La platea dei lavoratori dipendenti in Italia si assottiglia e dopo una discreta crescita fino al 2008, nei due anni successivi c’è stata una pesante inversione di rotta
INversione cnusata dalla crisi, che ha ristretto la categoria a quota 11,6 milioni. A subire l’emorragia di posti, secondo l’elaborazione del Centro studi Datagiovani sugli ultimi dati Inps, sono gli under 35 che rispetto al 2006 sono diminuiti del 12,6%, passando da 4,6 milioni agli attuali quattro. E a livello territoriale è al Nord che si registrano le flessioni peggiori. «La perdita è dell’1,5% nel Nord Ovest e dello 0,7% nel Nord Est dal 2006 al 2010 – spiega Michele Pasqualotto, ricercatore di Datagiovani – mentre nel Centro e nel Mezzogiorno ci sono fragili segnali positivi. Tutta colpa degli ultimi due anni, e in particolare del passaggio dal 2009 al 2010, in cui la flessione è stata del 4,7% in Italia, con una punta del 6% al Sud».
La dinamica regionale
Le regioni che nel 2010 assorbono la maggiore forza lavoro dipendente d’Italia sono la Lombardia (22%), il Veneto (10,4%), il Lazio (9,5%) e l’Emilia Romagna (9,3%). A subire di più il calo di dipendenti rispetto a cinque anni fa è il Piemonte (-3,9%), seguito dalle Marche (-3,6%) e da Friuli Venezia Giulia e Basilicata (3,4%). In controtendenza Puglia (+5,2%), Trentino Alto Adige (+3,3%) e Lazio (+3,2%).
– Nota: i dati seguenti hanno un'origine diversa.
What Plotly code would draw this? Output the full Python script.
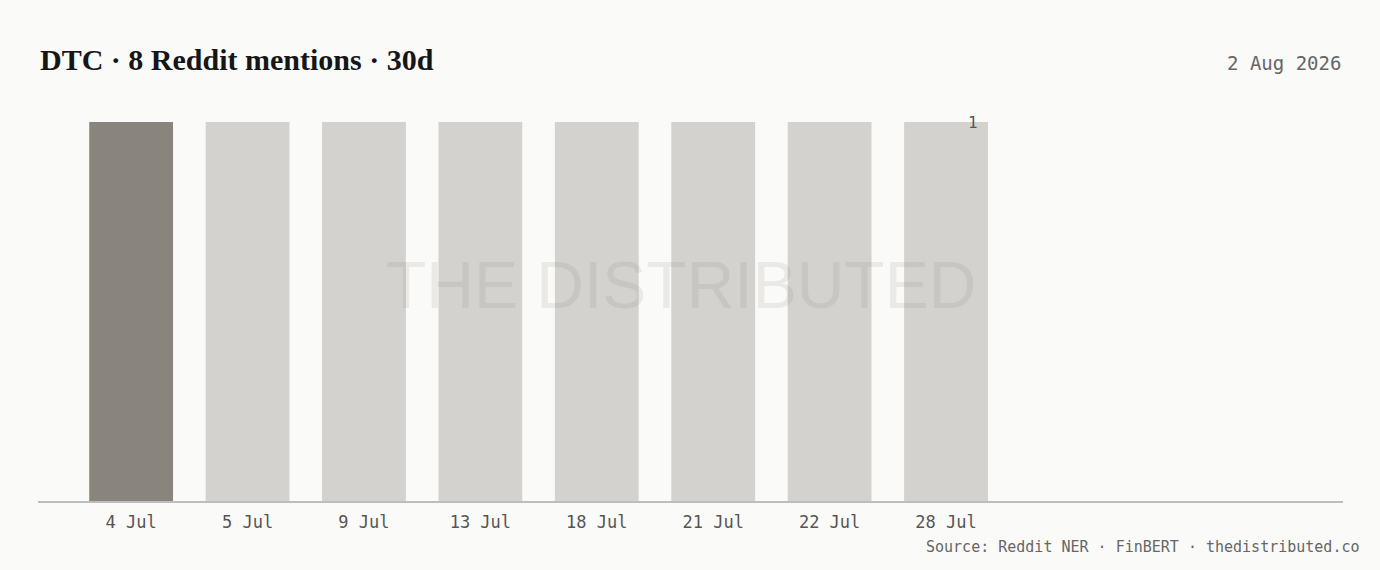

Nell’ultimo anno invece tutte le regioni evidenziano dei segni negativi, i più pesanti in Calabria (-10,7%), Molise (-7,3%), Sicilia e Sardegna (poco meno del 7 per cento).
I giovani
Nell’ultimo quinquennio la struttura dell’occupazione dipendente è cambiata. Se nel 2006 i dipendenti under 35 rappresentavano quasi il 40% del totale, ora sono scesi a poco più di un terzo. Inoltre, è cresciuta la componente dei giovani con meno di 25 anni tra i lavoratori a tempo determinato, mentre è franata di oltre 5 punti percentuali l’incidenza dei giovani sui dipendenti a tempo indeterminato totali.
«Sul calo dei giovani pesano fenomeni diversi – commenta Pasqualotto – come l’invecchiamento della popolazione e l’aumento dell’inattività: per questo la flessione non si può ricondurre in modo totale a una perdita di posti, ma è certo che il mercato del lavoro dipendente per i giovani, dopo una crescita fino al 2008 e una brusca frenata nel 2009 e 2010, sia sostanzialmente bloccato, e retrocesso a livelli inferiori rispetto a cinque anni fa». La conferma si legge nei numeri: le aree in cui queste tendenze sono più ampie sono quelle del Nord Italia, pesantemente colpite dalla crisi occupazionale, con Friuli Venezia Giulia (-19,7%), Piemonte (-18,2%) ed Emilia Romagna (-16,5%) a registrare i segni più pesanti. «La vera eccezione – puntualizza Pasqualotto – è il Trentino Alto Adige, dove l’occupazione dipendente nel complesso è addirittura aumentata». La situazione è meno negativa se si guarda al Sud, dove la contrazione dei giovani è stata del 5,7% nel quinquennio, con i dipendenti totali in crescita di quasi un punto percentuale.
Doppio passo per le donne
Nel 2010 le donne dipendenti sono poco meno di 4 milioni e 700 mila, vale a dire che 4 dipendenti su 10 sono di genere femminile. Rispetto al 2006 sono aumentate dell’1,8%, quindi in controtendenza rispetto al dato generale, ma nell’ultimo anno soffrono di più, con una perdita del 5,5%, superiore a quella dei dipendenti complessivi.
«Probabilmente ciò è da imputare anche al fatto che tra le donne la componente di lavoro a tempo determinato è superiore dell’1,5% rispetto alla media generale – ipotizza Pasqualotto – e dunque le espone maggiormente al rischio di cessazione di rapporti di lavoro in situazione di crisi».
In generale, le dipendenti sono più presenti al Nord e al Centro, con incidenza vicine o superiori al 42% dei lavoratori complessivi, per scendere al 34% al Meridione. Ma è al Sud che hanno più contratti a tempo determinato: da un lato dunque hanno beneficiato di una maggiore crescita rispetto al 2006 (+5,2%), ma dall’altro hanno subito di più la flessione dell’ultimo anno (-7,3 per cento).